All of the coverage of the vuvuzelas is preventing us from having what we really want. 24 hour per day coverage of the ball. And more Robbie Savage.
2. The Name. The English language is a fusion of many languages from around the world and a lot of our words come from other countries. We get bungalow from India, sepia from Italy, mammoth from Russia and surrender from France (rather unsurprisingly). Yet it’s safe to say that our language wasn’t aided in its evolution by anyone who had been involved in professional football as, in the past week – from various players and former-players – I’ve heard “vuvulas”, “vuvuslas”, “the horns” and from Sir Geoff Hurst, no less, “uvuvezlas”. The awful mangling of the word vuvuzela is possibly the only thing that’s more grating than the sound of the instrument itself.
3. Stadium Atmosphere. The din of the vuvuzelas drowns out everything else occurring in the stadiums. This isn’t always a bad thing, as it drowned out the sound of happy Germans on Sunday, but it drowned everything else out too. The crowd reaction, singing, cheering, chanting, abuse; in fact, just about all of the things that reflect the partisan nature of football. The drone of massed vuvuzelas is a relentless unremitting cacophany that doesn’t abuse the referee, ask Fabio to dance, play the theme from The Great Escape (sorry, poor argument); doesn’t do anything fun or interesting at all. It’s just noise. An incessant racket that drowns out everything good about the stadium atmosphere. Everything.

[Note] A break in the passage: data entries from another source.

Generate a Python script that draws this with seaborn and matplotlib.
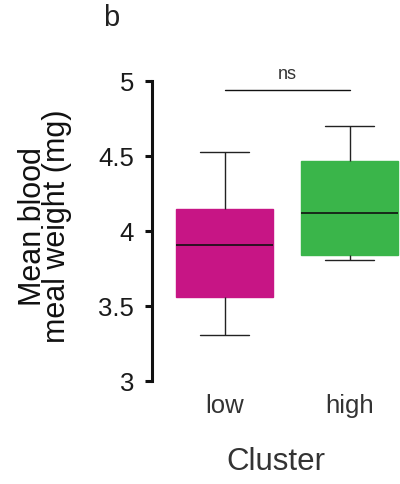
import numpy as np
import pandas as pd
import matplotlib
matplotlib.use("Agg")
import matplotlib.pyplot as plt
import seaborn as sns

# Box summary per cluster: min, Q1, median, Q3, max
clusters = ["low", "high"]
low_stats = [3.31, 3.56, 3.91, 4.15, 4.53]
high_stats = [3.81, 3.84, 4.12, 4.47, 4.70]
box_colors = ["#C71585", "#3AB54A"]
y_ticks = [3, 3.5, 4, 4.5, 5]
y_tick_labels = ["3", "3.5", "4", "4.5", "5"]
sig_label = "ns"
sig_level = 4.94

df = pd.DataFrame({
    "Cluster": ["low"] * len(low_stats) + ["high"] * len(high_stats),
    "weight": low_stats + high_stats,
})

sns.set_style("white")
plt.rcParams["font.family"] = ["Liberation Sans", "DejaVu Sans"]

fig = plt.figure(figsize=(4.0, 4.84), dpi=100)
ax = fig.add_axes([0.38, 0.2128, 0.62, 0.6198])

sns.boxplot(
    data=df, x="Cluster", y="weight", hue="Cluster", order=clusters,
    hue_order=clusters, palette=box_colors, saturation=1, width=0.776,
    whis=(0, 100), fliersize=0, linewidth=1.0, linecolor="#222222",
    medianprops=dict(color="#111111", linewidth=1.2),
    capprops=dict(color="#222222", linewidth=1.0),
    whiskerprops=dict(color="#222222", linewidth=1.0),
    legend=False, ax=ax,
)
for patch, c in zip(ax.patches, box_colors):
    patch.set_edgecolor(c)

ax.set_ylim(3, 5)
ax.set_xlim(-0.58, 1.404)
ax.set_yticks(y_ticks)
ax.set_yticklabels(y_tick_labels)

for side in ["top", "right", "bottom"]:
    ax.spines[side].set_visible(False)
ax.spines["left"].set_linewidth(2.2)
ax.spines["left"].set_color("#111111")
ax.tick_params(axis="y", length=5, width=2.2, color="#111111", labelsize=18.5,
               labelcolor="#1a1a1a", pad=8, left=True)
ax.tick_params(axis="x", length=0, labelsize=18.5, labelcolor="#333333", pad=9)

ax.set_xlabel("Cluster", fontsize=22.5, color="#333333", labelpad=21)
ax.set_ylabel("Mean blood\nmeal weight (mg)", fontsize=22, color="#111111",
              linespacing=0.74)
ax.yaxis.set_label_coords(-0.322, 0.515)

# significance bracket between the two clusters
ax.plot([0, 1], [sig_level, sig_level], color="#111111", lw=1.0, clip_on=False)
ax.text(0.5, sig_level + 0.05, sig_label, ha="center", va="bottom",
        fontsize=13, color="#333333")

fig.text(0.258, 0.962, "b", fontsize=21, color="#222222", ha="left", va="center")

fig.savefig("out.png", dpi=100)
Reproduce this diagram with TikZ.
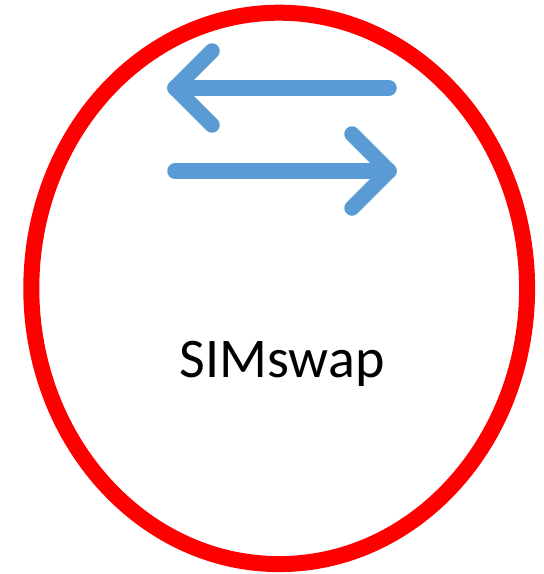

4. Domestic Atmosphere. The vuvuzela operates at a similar pitch and tone to the human voice which means that, when you’re viewing the World Cup at home, you’re trying to filter out the frequency that other people in the room are speaking at. Thanks to the vuvuzela, if my wife turned to me during a match and said, “Would you like a beer?” or “Jennifer Aniston’s at the door, she wants to know if you can come out to play,” I probably wouldn’t hear her. Experience tells me that she’s unlikely to say either of those things, but what if she did and I missed it? Catastrophe. I hate going to the fridge.
5. Envy. It’s substantial, straight and three feet long, and I must say that I’m quite jealous, as there’s no way I could take anything like that to a football match in England. I’d probably be fed to a police-horse or charged with possession of a vuva vovos avuvuvu…“I’ll let you off with a caution this time sonny, now on your way”. We don’t even get trusted with bottled water over here.
6. Sound. The sound of massed vuvuzelas is like the sound of a swarm of angry wasps, but deeper. Usually, the larger an animal is, the deeper the sound that they make – so it’s giant angry wasps that we’ll hear the sound of all summer. Giant angry wasps! Well I certainly won’t be falling asleep during a match, or at any time at all during the summer. Except when Andy Townsend’s “analysing” the action, that is.
7. We’re Stuck With Them. There is only one thing that would be worse than enduring the sound of the vuvuzela: That would be banning the vuvuzela. Just because we Europeans have our own expectations of how a football match should be viewed, it doesn’t mean that they should be forced on the rest of the world. This is South Africa’s World Cup, and god knows they’ve earned it. World Cup 2010 should be a uniquely African spectacle and, much to my annoyance, this includes that giant dung beetle thing from the opening ceremony and the bloody vuvuzelas. But we shouldn’t be downhearted about this; sometimes the most memorable parts of World Cups are the unique things that the host nations bring to them. Mexico ’86’s wave, Argentina ’78’s ticker-tape, Italia ’90’s Three Tenors and USA ’94’s blank incomprehension about some sort of soccer-ball tournament going on. Long after many of the matches and incidents are forgotten, these are the memories that remain. And so it will be with the vuvuzela. We will have to suffer it for a month or so, but in time it’ll be the thing that the tournament is remembered for. We may even feel nostalgia for it. Eventually.